# Regularization and Dropout in Neural Networks

Deep neural networks can easily **overfit** the training data. To reduce overfitting, we use:

- **L2 Regularization (Weight Decay)**: Penalizes large weights.
- **Dropout**: Randomly drops neurons during training to prevent co-adaptation.

In this notebook, we’ll demonstrate both techniques on the MNIST dataset.

In [None]:
import tensorflow as tf
from tensorflow.keras.models import Sequential
from tensorflow.keras.layers import Dense, Flatten, Dropout
from tensorflow.keras.datasets import mnist
from tensorflow.keras import regularizers
import matplotlib.pyplot as plt

print("TensorFlow version:", tf.__version__)

## Load and preprocess dataset

In [None]:
(x_train, y_train), (x_test, y_test) = mnist.load_data()
x_train, x_test = x_train / 255.0, x_test / 255.0

print("Training data:", x_train.shape)
print("Test data:", x_test.shape)

## Model with L2 Regularization

In [None]:
model_l2 = Sequential([
    Flatten(input_shape=(28,28)),
    Dense(128, activation='relu', kernel_regularizer=regularizers.l2(0.001)),
    Dense(10, activation='softmax')
])

model_l2.compile(optimizer='adam',
                 loss='sparse_categorical_crossentropy',
                 metrics=['accuracy'])

history_l2 = model_l2.fit(x_train, y_train, epochs=5, batch_size=32,
                          validation_data=(x_test, y_test), verbose=0)

## Model with Dropout

In [None]:
model_dropout = Sequential([
    Flatten(input_shape=(28,28)),
    Dense(128, activation='relu'),
    Dropout(0.5),  # Drop 50% neurons during training
    Dense(10, activation='softmax')
])

model_dropout.compile(optimizer='adam',
                      loss='sparse_categorical_crossentropy',
                      metrics=['accuracy'])
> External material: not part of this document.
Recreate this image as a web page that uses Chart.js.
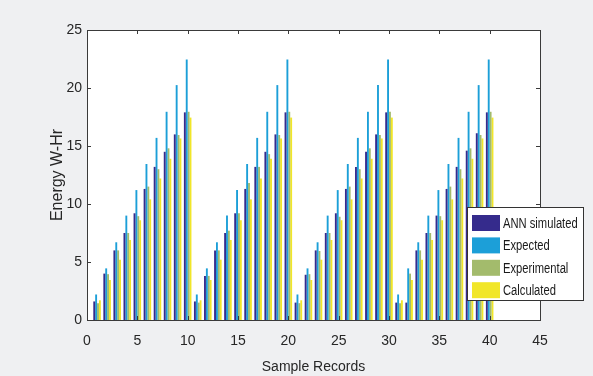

history_dropout = model_dropout.fit(x_train, y_train, epochs=5, batch_size=32,
                                    validation_data=(x_test, y_test), verbose=0)

## Compare Results

In [None]:
plt.plot(history_l2.history['val_accuracy'], label='L2 Regularization')
plt.plot(history_dropout.history['val_accuracy'], label='Dropout')
plt.title('Validation Accuracy Comparison')
plt.xlabel('Epochs')
plt.ylabel('Accuracy')
plt.legend()
plt.show()

## Key Takeaways
- **L2 Regularization** keeps weights small and prevents overfitting.
- **Dropout** forces the network to be more robust by not relying on specific neurons.
- In practice, both techniques can be combined for better generalization.